Fast selection of nonlinear mixed effect models using penalized likelihood

TL;DR

This paper introduces a fast, penalized likelihood-based method for selecting covariates and correlation parameters in nonlinear mixed effects models, improving efficiency for high-dimensional pharmacometric data.

Contribution

It develops a stochastic proximal gradient algorithm with adaptive step sizes and parallelization for efficient covariate selection in complex models.

Findings

The proposed method outperforms traditional grid search in speed and accuracy.

Simulation studies validate the effectiveness of the approach.
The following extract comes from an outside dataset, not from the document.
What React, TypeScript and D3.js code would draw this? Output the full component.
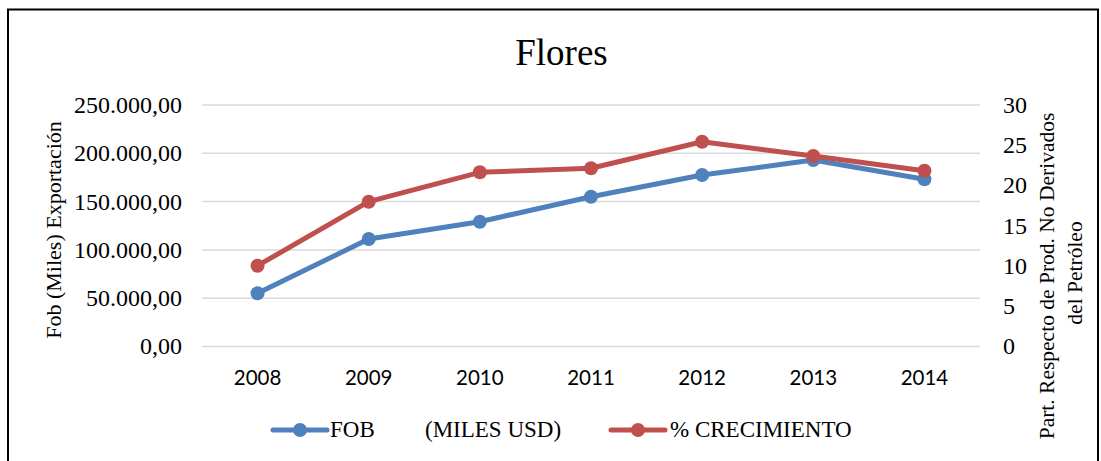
import React from "react";
import * as d3 from "d3";

const years = ["2008", "2009", "2010", "2011", "2012", "2013", "2014"];
const fobValues = [55070, 111280, 129190, 155070, 177530, 193060, 173080];
const growthValues = [10.04, 17.99, 21.64, 22.14, 25.44, 23.66, 21.84];
const leftTicks = [0, 50000, 100000, 150000, 200000, 250000];
const rightTicks = [0, 5, 10, 15, 20, 25, 30];

const BLUE = "#4F81BD";
const RED = "#C0504D";
const SERIF = "'Liberation Serif', 'Times New Roman', serif";
const SANS = "Lato, 'Open Sans', sans-serif";

const locale = d3.formatLocale({ decimal: ",", thousands: ".", grouping: [3], currency: ["", ""] });
const fmt = locale.format(",.2f");

export default function App() {
  const W = 1101, H = 461;
  const x = d3.scaleBand<string>().domain(years).range([202, 980]);
  const cx = (d: string) => (x(d) as number) + x.bandwidth() / 2;
  const yL = d3.scaleLinear().domain([0, 250000]).range([346.5, 105]);
  const yR = d3.scaleLinear().domain([0, 30]).range([346.5, 105]);

  const lineL = d3.line<number>().x((_, i) => cx(years[i])).y((d) => yL(d));
  const lineR = d3.line<number>().x((_, i) => cx(years[i])).y((d) => yR(d));

  return (
    <svg width={W} height={H} style={{ position: "absolute", left: 0, top: 0, background: "#fff" }}>
      <rect x={0} y={0} width={W} height={H} fill="#fff" />
      <rect x={8} y={9.5} width={1090} height={460} fill="none" stroke="#000" strokeWidth={2} />
      <text x={561.5} y={65} textAnchor="middle" fontFamily={SERIF} fontSize={37} fill="#000">Flores</text>

      {leftTicks.map((t) => (
        <line key={"g" + t} x1={202} x2={980} y1={yL(t)} y2={yL(t)} stroke="#D9D9D9" strokeWidth={1.5} />
      ))}
      {leftTicks.map((t) => (
        <text key={"l" + t} x={182} y={yL(t)} dy="0.33em" textAnchor="end" fontFamily={SERIF} fontSize={24} fill="#000">
          {fmt(t)}
        </text>
      ))}
      {rightTicks.map((t) => (
        <text key={"r" + t} x={1003} y={yR(t)} dy="0.33em" textAnchor="start" fontFamily={SERIF} fontSize={24} fill="#000">
          {t}
        </text>
      ))}
      {years.map((yr) => (
        <text key={"x" + yr} x={cx(yr)} y={385} textAnchor="middle" fontFamily={SANS} fontSize={20.5} fill="#000">
          {yr}
        </text>
      ))}

      <text transform="translate(61,230) rotate(-90)" textAnchor="middle" fontFamily={SERIF} fontSize={22} fill="#000">
        Fob (Miles) Exportación
      </text>
      <text transform="translate(1054,276) rotate(-90)" textAnchor="middle" fontFamily={SERIF} fontSize={21.5} fill="#000">
        Part. Respecto de Prod. No Derivados
      </text>
      <text transform="translate(1082,273) rotate(-90)" textAnchor="middle" fontFamily={SERIF} fontSize={21.5} fill="#000">
        del Petróleo
      </text>

      <path d={lineL(fobValues) || ""} fill="none" stroke={BLUE} strokeWidth={5} strokeLinejoin="round" strokeLinecap="round" />
      {fobValues.map((v, i) => (
        <circle key={"b" + i} cx={cx(years[i])} cy={yL(v)} r={7} fill={BLUE} />
      ))}
      <path d={lineR(growthValues) || ""} fill="none" stroke={RED} strokeWidth={5} strokeLinejoin="round" strokeLinecap="round" />
      {growthValues.map((v, i) => (
        <circle key={"rc" + i} cx={cx(years[i])} cy={yR(v)} r={7} fill={RED} />
      ))}

      <line x1={273} x2={327} y1={430} y2={430} stroke={BLUE} strokeWidth={5} strokeLinecap="round" />
      <circle cx={300} cy={430} r={7} fill={BLUE} />
      <text x={330} y={437} fontFamily={SERIF} fontSize={23} fill="#000">FOB</text>
      <text x={425} y={437} fontFamily={SERIF} fontSize={23} fill="#000">(MILES USD)</text>

      <line x1={611} x2={665} y1={430} y2={430} stroke={RED} strokeWidth={5} strokeLinecap="round" />
      <circle cx={638} cy={430} r={7} fill={RED} />
      <text x={670} y={437} fontFamily={SERIF} fontSize={23} fill="#000">% CRECIMIENTO</text>
    </svg>
  );
}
Application to pharmacokinetics data demonstrates practical utility.

Abstract

Nonlinear Mixed effects models are hidden variables models that are widely used in many fields such as pharmacometrics. In such models, the distribution characteristics of hidden variables can be specified by including several parameters such as covariates or correlations which must be selected. Recent development of pharmacogenomics has brought averaged/high dimensional problems to the field of nonlinear mixed effects modeling for which standard covariates selection techniques like stepwise methods are not well suited. The selection of covariates and correlation parameters using a penalized likelihood approach is proposed. The penalized likelihood problem is solved using a stochastic proximal gradient algorithm to avoid inner-outer iterations. Speed of convergence of the proximal gradient algorithm is improved using component-wise adaptive gradient step sizes. The practical implementation and tuning of the proximal gradient algorithm are explored using simulations. Calibration of regularization parameters is performed by minimizing the Bayesian Information Criterion using particle swarm optimization, a zero-order optimization procedure. The use of warm restart and parallelization allowed computing time to be reduced significantly . The performance of the proposed method compared to the traditional grid search strategy is explored using simulated data. Finally, an application to real data from two pharmacokinetics studies is provided, one studying an antifibrinolytic and the other studying an antibiotic.